# Derivative Maxwell boltzmann distribution

1. Sep 19, 2014

### giraffe

1. The problem statement, all variables and given/known data
i need to show that the peak of the maxwell boltzmann distribution is equal to 1/2 kt.

2. Relevant equations
maxwell boltzmann distribution according to modern physics 3rd edition by kenneth kramer.

ill try to do my best with this

$N(E)= \frac{2N}{√∏} \frac{1}{(kT)^\frac{3}{2}} E^\frac{1}{2} e^\frac{-E}{kT}$

N is the total number of molecules while N(E) is the distribution function (with units energy to the -1) defined so that N(E) dE is the number of molecules dN in the energy interval dE at E. dn=N(E)dE
3. The attempt at a solution

so i need to take the derivative and set that equal to 0 and hope i get 1/2kt. im having trouble with the derivative itself. im taking the derivative with respect to E so everything else is considered a constant. so to try to make this easier i took all that junk in front of the E and said it is just some constant a. that allowed me to go through and do the product rule. after that, ive been trying to simplify it but am getting nowhere. need some advice on how to do this properly as i believe im not.

thanks a bunch

2. Sep 19, 2014

### ZetaOfThree

Hi giraffe! Do you think you could show some more work so that we can see where exactly you are getting stuck?

3. Sep 19, 2014

### giraffe

i can try.

as i mentioned $a = \frac{2N}{√∏} \frac{1}{(kT)^\frac{3}{2}}$ which is just a constant since we are doing this with respect to E

so now you have $(aE^ \frac{1}{2})(e^\frac{-E}{kT})$

follow the product rule: derivative of first * second + first *derivative of second

$\frac{aE^ \frac{-1}{2} e^ \frac{-E}{kT}}{2} - \frac{aE^ \frac{1}{2} e^ \frac{-E}{kT}}{kT}$

after that ive tried to combine the fractions and cancel some stuff out but nothing works.

4. Sep 19, 2014

### ZetaOfThree

Good job so far. Now remember that $\frac{aE^ \frac{-1}{2} e^ \frac{-E}{kT}}{2} - \frac{aE^ \frac{1}{2} e^ \frac{-E}{kT}}{kT}=0$ since we are talking about maximizing (the derivative must equal zero). Do you think you could do some cancellations to simplify?

5. Sep 19, 2014

### giraffe

ahhh...silly me...thanks...if i add the 2nd term over then the numerators will cancel out leaving 1/2 on left and 1/kT on right. multiply by kT and you have the 1/2kT=0 which is what i want.

thanks again for helping me with that simple mistake.

6. Sep 19, 2014

### ZetaOfThree

Whoa!
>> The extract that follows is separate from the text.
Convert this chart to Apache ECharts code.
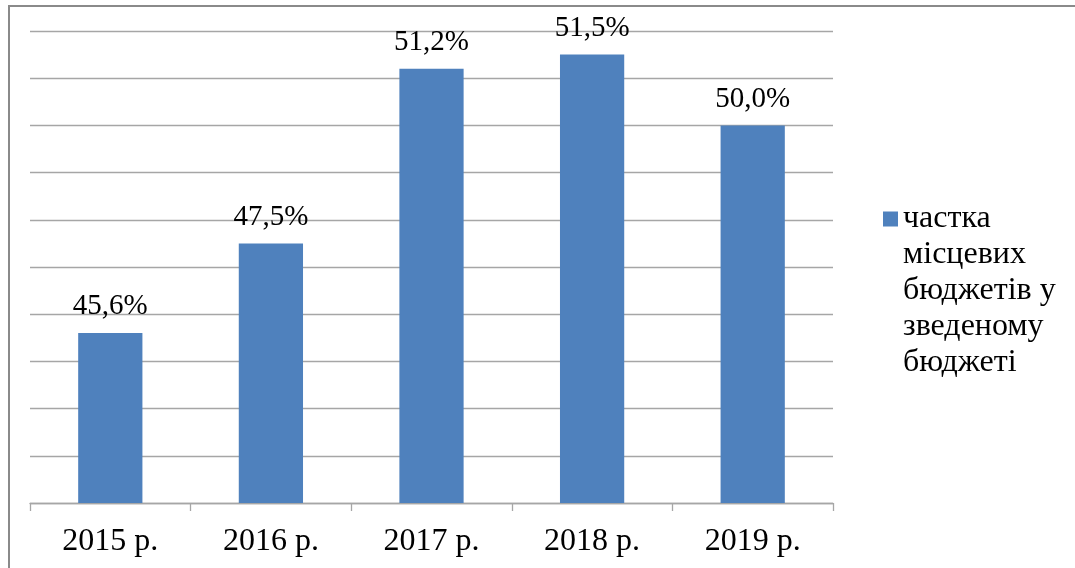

The E's don't cancel since there's $E^{-1/2}$ on the left and $E^{1/2}$ on the right.

7. Sep 19, 2014

### giraffe

Correct. Rearranging you'll get 1/2kT=E^1/4 which is the final derivative. Set E=0 to find max.

8. Sep 19, 2014

### ZetaOfThree

Not correct. When you multiply both sides by $E^{1/2}$ you add the exponents of $E$, not multiply them (which is what I think you did). If you then solve for $E$, you find the value of $E$ that maximizes $N(E)$. You don't have to take another derivative.